Ficha técnica

 

 


No somos nadie

Vida y milagros de San Mollà denunciador

Por Javier Pulido Samper

A tenor de lo visto en No somos nadie, mala solución tiene el asunto de la telebasura, si los dardos que se disparan contra ella son a la postre tan inocentes como los lanzados por Mollà. Es el problema de las pataletas y rabietas, cuando más fuerte sea el llanto más captarás la atención, pero al poco tiempo nadie recordará porque lloraste. El caso es que Jordi Mollà, tan visionario y pontificador como un Pedro Ruiz in acid, parte de la idea de construir una fábula sobre los peligros de la fama mediática, que encumbra a lo peor de cada casa y lo reviste de nuevo Mesias.

Jordi MollaLa idea no es nueva, desde Mankiewicz hasta Allen o Mamet han reflexionado sobre la podredumbre del mundo del espectáculo y la pasividad de la audiencia. Mollà, en las antípodas de los ejemplos citados, prefiere vomitar sin haber digerido bien una crítica despiadada y visceral que no deja títere con cabeza, y es que el actor catalán demuestra estar harto cabreado con los medios de comunicación y su audiencia, con la religión y con todo lo que se mueva, y quiere hacer ver la Luz al resto de la humanidad. Carga tanto las tintas que su mensaje acaba resultando inocuo, y de tan pretendidamente radical acaba cayendo en obviedades sonrojantes, como en la elección de los nombres de los personajes, de resonancias bíblicas.

El tono elegido por Mollá, decididamente negro negrísimo, sin ninguna concesión a tonalidades más amables, le emparenta con un tipo de producciones que flaco favor le hacen. Pienso en la primera media hora de proyección, cercana a la sobrevalorada El día de la Bestia o a los dos excrementos fílmicos servidos por el amiguete Santiago Segura y su Torrente, que buscan el enriquecimiento personal a base de la mofa de personajes de esa España Negra que ellos mismos dicen detestar.

En No somos nadie se olvida que en la retina y la memoria impacta más la sugerencia, lo leído entre líneas, que lo deliberadamente explícito, y que no es mejor profeta el que grita más alto sus verdades. De este circo mediático creado por San Mollà, ya se trate de los responsables de las programaciones, sus protagonistas, la misma audiencia, se sale indemne... y aburrido. Y todo ello después de un rodaje al que se le ha dado demasiado bombo y del que se esperaba bastante más.

Esta tragicomedia busca el esperpento de Valle-Inclán y finalmente se queda en un episodio de "Manos a la obra" dirigido por un Guédiguian en horas bajas, ínfulas de autor para un contenido mediocre.
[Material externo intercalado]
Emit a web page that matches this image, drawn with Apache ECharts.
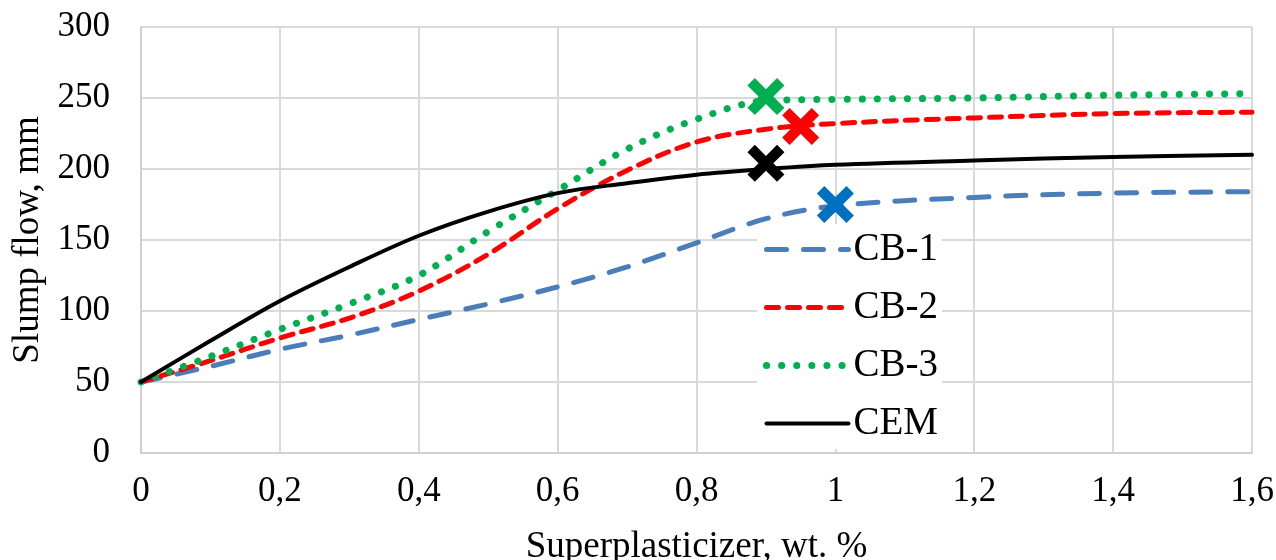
<!DOCTYPE html>
<html>
<head>
<meta charset="utf-8">
<script src="https://cdn.jsdelivr.net/npm/echarts@6/dist/echarts.min.js"></script>
<style>
  html, body { margin: 0; padding: 0; background: #fff; }
  #chart { width: 1276px; height: 560px; }
</style>
</head>
<body>
<div id="chart"></div>
<script>
// superplasticizer dosage, wt. %
const dosage = [0, 0.1, 0.2, 0.3, 0.4, 0.5, 0.6, 0.7, 0.8, 0.9, 1.0, 1.2, 1.4, 1.6];
// slump flow, mm
const cb1 = [50, 61, 73, 83, 94, 105, 117, 131, 148, 165, 174, 180, 183, 184];
const cb2 = [50, 65, 81, 95, 114, 140, 172, 199, 219, 228, 232, 236, 239, 240];
const cb3 = [50, 68, 87, 105, 125, 156, 185, 214, 235, 248, 249, 250, 252, 253];
const cem = [50, 79, 107, 131, 153, 170, 183, 190, 196, 200, 203, 206, 208.5, 210];
// optimum points (x marks)
const optimum = [
  { name: 'CB-3', x: 0.9, y: 251, color: '#00B050' },
  { name: 'CB-2', x: 0.95, y: 230, color: '#FF0000' },
  { name: 'CEM', x: 0.9, y: 204, color: '#000000' },
  { name: 'CB-1', x: 1.0, y: 175, color: '#0070C0' }
];

const font = 'Liberation Serif';
const crossPath = 'path://M20,0 L50,30 L80,0 L100,20 L70,50 L100,80 L80,100 L50,70 L20,100 L0,80 L30,50 L0,20 Z';

function pairs(ys) {
  return dosage.map((x, i) => [x, ys[i]]);
}

function curve(name, ys, color, width, type) {
  return {
    name: name,
    type: 'line',
    data: pairs(ys),
    smooth: 0.35,
    symbol: 'none',
    z: 3,
    itemStyle: { color: color },
    lineStyle: { color: color, width: width, type: type, cap: 'round' }
  };
}

var myChart = echarts.init(document.getElementById('chart'));
myChart.setOption({
  animation: false,
  backgroundColor: '#fff',
  grid: { left: 141, right: 24, top: 27, bottom: 107, outerBoundsMode: 'none', containLabel: false },
  xAxis: {
    type: 'value',
    min: 0, max: 1.6, interval: 0.2,
    name: 'Superplasticizer, wt. %',
    nameLocation: 'middle',
    nameGap: 76,
    nameTextStyle: { fontFamily: font, fontSize: 37, color: '#000' },
    axisLine: { show: true, lineStyle: { color: '#d0d0d0', width: 2 } },
    axisTick: { show: false },
    splitLine: { show: true, lineStyle: { color: '#d9d9d9', width: 2 } },
    axisLabel: {
      margin: 21,
      fontFamily: font, fontSize: 35, color: '#000',
      formatter: v => String(Math.round(v * 10) / 10).replace('.', ',')
    }
  },
  yAxis: {
    type: 'value',
    min: 0, max: 300, interval: 50,
    name: 'Slump flow, mm',
    nameLocation: 'middle',
    nameGap: 94,
    nameTextStyle: { fontFamily: font, fontSize: 37, color: '#000' },
    axisLine: { show: true, lineStyle: { color: '#d0d0d0', width: 2 } },
    axisTick: { show: false },
    splitLine: { show: true, lineStyle: { color: '#d9d9d9', width: 2 } },
    axisLabel: { margin: 31, fontFamily: font, fontSize: 35, color: '#000' }
  },
  legend: {
    data: ['CB-1', 'CB-2', 'CB-3', 'CEM'],
    orient: 'vertical',
    left: 757, top: 224,
    backgroundColor: '#fff',
    padding: [6, 4, 6, 6],
    itemWidth: 82,
    itemHeight: 12,
    itemGap: 19,
    itemStyle: { opacity: 0 },
    lineStyle: { width: 'inherit' },
    textStyle: { fontFamily: font, fontSize: 39, color: '#000', lineHeight: 30 }
  },
  series: [
    curve('CB-1', cb1, '#4A7EBB', 5, [20, 17]),
    curve('CB-2', cb2, '#FF0000', 5, [12, 9]),
    curve('CB-3', cb3, '#00B050', 7, [0.1, 15]),
    curve('CEM', cem, '#000000', 4, 'solid'),
    {
      name: 'optimum',
      type: 'scatter',
      symbol: crossPath,
      symbolSize: 37,
      z: 5,
      data: optimum.map(p => ({ value: [p.x, p.y], itemStyle: { color: p.color, opacity: 1 } }))
    }
  ]
});
</script>
</body>
</html>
Y es que, detrás del mensaje con pólvora mojada de No somos nadie, no existe un contenido consistente que respalde el bombardeo de imágenes y mala baba. A Mollà, que acaba siendo tan demiurgo como él mismo condena, le faltan hechuras para robustecer la trama, para imprimir un ritmo adecuado o saber mantener el interés de una película que acaba dejando indiferente, tal es el empacho que produce. Ni el previsible, aburrido y prescindible guión co-firmado por el mismo Mollá, ni su dirección pulcra y funcional consiguen salvar del desastre a No somos nadie, y ello pese a que una espléndida Candela Peña borde su papel de femme fatale, o se rescate (merecidamente) a una estupenda Florinda Chico. Mollà, magnífico actor y aceptable director de los cortometrajes "No me importaría irme contigo" y "Walter Peralta", nos quiere hacer testigos de sus revelaciones divinas y fracasa estrepitosamente, por subestimar a la audiencia y por una soberbia que, a tenor de lo visto, no se acompaña de los resultados pertinentes.